We’re sorry that your score doesn’t live up to your expectations. The test is rough for almost every single person that takes it. It’s one that humbles everyone who faces it, and while the degree of that may vary, struggling with something that’s profoundly difficult is completely normal and nothing to ever feel bad about.
Most commonly, two other questions pop up around the same time as receiving a less-than-stellar score.
- What happened? What can cause your score to be lower than the range you’ve been scoring in?
- Should you retake the test?
Let’s try to address both.
Reviewing Your LSAT
Consider the overall experience and compare it to recent practice tests. Try to perhaps gauge how you felt as you moved through the low-scoring LSAT vs recent PTs that were both successes and… not successes. We don’t want to say “failures” because that’s a foolish way to consider an experience you can learn a lot from. With that in mind, consider how it felt going section-by-section. Compare that to moving through the actual test.
- Was your level of confidence in the answers as high as it was when you were scoring higher?
- Did you find yourself moving at that pace while doing RC passages, or setting up and attacking games, or trying to finish LR sections?
- How about general anxiety? To what extent do you think nervousness might have played a role on the actual LSAT compared to one of many sample practice tests?
When considering a retake it’s important to predict, as best you can anyway, what sort of improvement is probable the next time around.
Considering a Retake
It’s difficult to predict admissions odds from scores and GPA alone.

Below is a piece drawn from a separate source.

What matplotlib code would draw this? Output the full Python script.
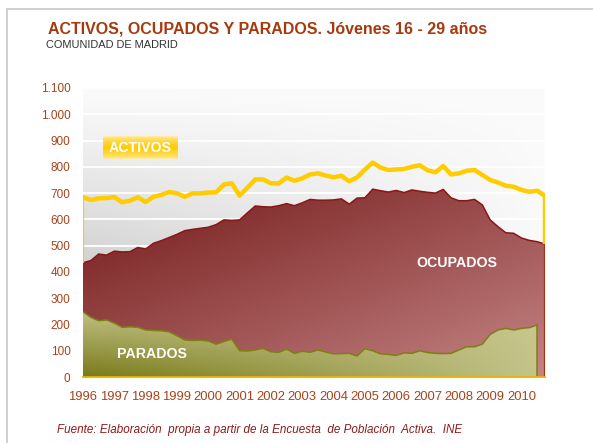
import numpy as np
import matplotlib
matplotlib.use("Agg")
import matplotlib.pyplot as plt
from matplotlib import font_manager
from matplotlib.ticker import FuncFormatter, FixedLocator, MultipleLocator
from matplotlib.patches import Rectangle

# ---------------- data (thousands, quarterly 1996Q1 - 2010Q4) ----------------
years = [str(y) for y in range(1996, 2011)]
activos = [684, 674, 680, 681, 685, 665, 671, 684, 666, 686,
           693, 704, 699, 686, 699, 699, 702, 703, 733, 737,
           690, 721, 752, 752, 737, 737, 759, 747, 756, 771,
           775, 767, 760, 766, 745, 760, 790, 816, 797, 788,
           790, 792, 800, 806, 787, 779, 803, 771, 775, 785,
           788, 769, 750, 740, 728, 724, 712, 705, 709, 689]
ocupados = [435, 443, 468, 464, 479, 476, 477, 493, 487, 509,
            519, 531, 543, 557, 562, 566, 570, 580, 598, 596,
            598, 625, 651, 648, 647, 652, 660, 652, 663, 676,
            673, 673, 674, 678, 658, 681, 682, 715, 709, 704,
            710, 702, 712, 707, 703, 700, 714, 682, 671, 671,
            676, 655, 598, 572, 549, 547, 529, 520, 515, 506]
parados = [248, 227, 214, 217, 205, 189, 191, 189, 179, 177,
           176, 172, 157, 141, 139, 140, 137, 125, 135, 144,
           100, 99, 103, 109, 96, 94, 106, 90, 98, 94,
           103, 95, 88, 89, 90, 80, 108, 100, 88, 86,
           82, 92, 90, 100, 93, 90, 89, 90, 103, 115,
           115, 125, 162, 179, 185, 179, 185, 188, 198]
y_ticks = list(range(0, 1101, 100))

# ---------------- fonts ----------------
names = {f.name for f in font_manager.fontManager.ttflist}
if "Liberation Sans Narrow" in names:
    FONT = "Liberation Sans Narrow"
    k = 1.0
else:
    FONT = "Liberation Sans"
    k = 0.85
plt.rcParams["font.family"] = [FONT, "DejaVu Sans"]

RUST = "#a8431a"

fig = plt.figure(figsize=(5.93, 4.43), dpi=100)
W, H = 593, 443

# outer frame
fig.patches.append(Rectangle((7 / W, -0.05), 1.2, 1 - 9 / H + 0.05, transform=fig.transFigure,
                             facecolor="white", edgecolor="#c8c8c8", lw=1.2, zorder=0))

ax = fig.add_axes([83 / W, 1 - 377 / H, (545 - 83) / W, (377 - 88) / H])
ax.set_zorder(2)

x = np.arange(len(activos))
xp = np.arange(len(parados))
xmax = len(activos) - 1
ymax = 1100

# background gradient (grey lower-left to white upper-right)
gh, gw = 200, 300
yy, xx = np.mgrid[0:gh, 0:gw]
xf = xx / (gw - 1)
yf = yy / (gh - 1)
g = 251 - 72 * (1 - yf) ** 1.1 * (1 - xf) ** 0.8
bg = np.dstack([g, g, g]) / 255.0
ax.imshow(bg, extent=[0, xmax, 0, ymax], origin="lower", aspect="auto", zorder=0)

# grid
for v in y_ticks[1:]:
    ax.axhline(v, color="white", lw=1.3, zorder=1)

# red area (ocupados) with gradient
dark = np.array([0x76, 0x1c, 0x1c]) / 255.0
light = np.array([0xc4, 0x84, 0x84]) / 255.0
t = np.clip(0.5 * xf + 0.5 * (1 - yf / 0.62), 0, 1)
red_img = dark[None, None, :] * (1 - t[..., None]) + light[None, None, :] * t[..., None]
red_poly = ax.fill_between(x, 0, ocupados, facecolor="none", edgecolor="none", zorder=2)
im_r = ax.imshow(red_img, extent=[0, xmax, 0, ymax], origin="lower", aspect="auto", zorder=2)
im_r.set_clip_path(red_poly.get_paths()[0], transform=ax.transData)
ax.plot(x, ocupados, color="#8a1616", lw=1.1, zorder=3)
ax.vlines(x[-1], 0, ocupados[-1], color="#b0300c", lw=1.6, zorder=3)

# green area (parados) with gradient
gdark = np.array([0x7a, 0x7a, 0x1a]) / 255.0
glight = np.array([0xc6, 0xc6, 0x8e]) / 255.0
vf = yy / (gh - 1) * ymax
d = np.clip((1 - xf) ** 0.9 * np.clip(1 - vf / 270, 0, 1), 0, 1)
grn_img = glight[None, None, :] * (1 - d[..., None]) + gdark[None, None, :] * d[..., None]
grn_poly = ax.fill_between(xp, 0, parados, facecolor="none", edgecolor="none", zorder=4)
im_g = ax.imshow(grn_img, extent=[0, xmax, 0, ymax], origin="lower", aspect="auto", zorder=4)
im_g.set_clip_path(grn_poly.get_paths()[0], transform=ax.transData)
ax.plot(xp, parados, color="#7f7f10", lw=1.1, zorder=5)
ax.vlines(xp[-1], 0, parados[-1], color="#7f7f10", lw=1.1, zorder=5)

# yellow activos line
YEL = "#ffcc00"
ax.plot(x, activos, color=YEL, lw=3.2, zorder=6, solid_joinstyle="round")
ax.vlines(x[-1], ocupados[-1], activos[-1], color=YEL, lw=3.2, zorder=6)
ax.vlines(x[0], ocupados[0], activos[0], color=YEL, lw=1.6, zorder=6)

ax.set_xlim(0, xmax)
ax.set_ylim(0, ymax)

# axes styling
for s in ["top", "right", "left"]:
    ax.spines[s].set_visible(False)
ax.spines["bottom"].set_color("#e8b400")
ax.spines["bottom"].set_linewidth(1.3)
ax.spines["bottom"].set_zorder(8)

ax.set_yticks(y_ticks)
ax.yaxis.set_major_formatter(FuncFormatter(lambda v, p: f"{int(v):,}".replace(",", ".")))
ax.tick_params(axis="y", length=0, pad=9, labelsize=10 * k, labelcolor=RUST)

ax.xaxis.set_major_locator(FixedLocator(list(range(0, len(years) * 4, 4))))
ax.set_xticklabels(years)
ax.xaxis.set_minor_locator(MultipleLocator(1))
ax.tick_params(axis="x", which="both", direction="in", color="white", length=3, width=1,
               labelsize=11 * k, labelcolor=RUST, pad=10)
for tl in ax.get_xticklines() + ax.xaxis.get_minorticklines():
    tl.set_zorder(9)

# ACTIVOS label box (gold gradient)
bx0, bx1 = (103 - 83) / 462, (177 - 83) / 462
by0, by1 = (377 - 159) / 289, (377 - 136) / 289
col = np.linspace(0, 1, 40)
prof = 1 - np.abs(col - 0.5) * 2
gold = np.array([1.0, 0.80, 0.0])
pale = np.array([1.0, 0.93, 0.70])
box = pale[None, :] * (1 - prof[:, None] ** 0.6) + gold[None, :] * prof[:, None] ** 0.6
box = np.repeat(box[:, None, :], 2, axis=1)
ax.imshow(box, extent=[bx0, bx1, by0, by1], transform=ax.transAxes, aspect="auto",
          zorder=7, origin="lower")
ax.text((bx0 + bx1) / 2, (by0 + by1) / 2, "ACTIVOS", transform=ax.transAxes, ha="center",
        va="center", color="white", fontsize=12 * k, fontweight="bold", zorder=8)
ax.set_xlim(0, xmax)
ax.set_ylim(0, ymax)

ax.text((457 - 83) / 462, (377 - 263) / 289, "OCUPADOS", transform=ax.transAxes, ha="center",
        va="center", color="white", fontsize=12 * k, fontweight="bold", zorder=8)
ax.text((152 - 83) / 462, (377 - 354) / 289, "PARADOS", transform=ax.transAxes, ha="center",
        va="center", color="white", fontsize=12 * k, fontweight="bold", zorder=8)

# titles
fig.text(48 / W, 1 - 29 / H, "ACTIVOS, OCUPADOS Y PARADOS. Jóvenes 16 - 29 años",
         ha="left", va="center", color="#a63a0e", fontsize=13.6 * k, fontweight="bold")
fig.text(46 / W, 1 - 45 / H, "COMUNIDAD DE MADRID", ha="left", va="center",
         color="#333333", fontsize=9.3 * k)
fig.text(57 / W, 1 - 430 / H,
         "Fuente: Elaboración  propia a partir de la Encuesta  de Población  Activa.  INE",
         ha="left", va="center", color="#8b1a1a", fontsize=9.9 * k, style="italic")

fig.savefig("out.png", dpi=100)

Every school is a little different in what it values more or less. There are also a lot of other factors that play into an admit decision. Personal statement, LORs, and more. It’s in your best interest to call the school(s) you are applying to and speak to someone in admissions. They can hhelp steer you down an “apply now” or “take it again” path.
We have a whole blog post on making the decision to retake here. We recommend you check it out for more in-depth advice on making that decision, but here are some things to think about.
- Are you eligible to retake the test? LSAC does have limitations on the number of times you can officially take the LSAT.
- Is retaking the LSAT worth it? How accurately does your score reflect your ability? How does it measure up to the expectations of law schools you’re applying to?
- Do you have enough time between now and the next (or another) LSAT?
A low score doesn’t always reflect how well you prepared. Read our blog on the LSAT Casino if you need additional insight on that subject. At the end of the day, a low score is a bummer, but it isn’t always the end of the world. Evaluate your options and move forward with focus. You got this!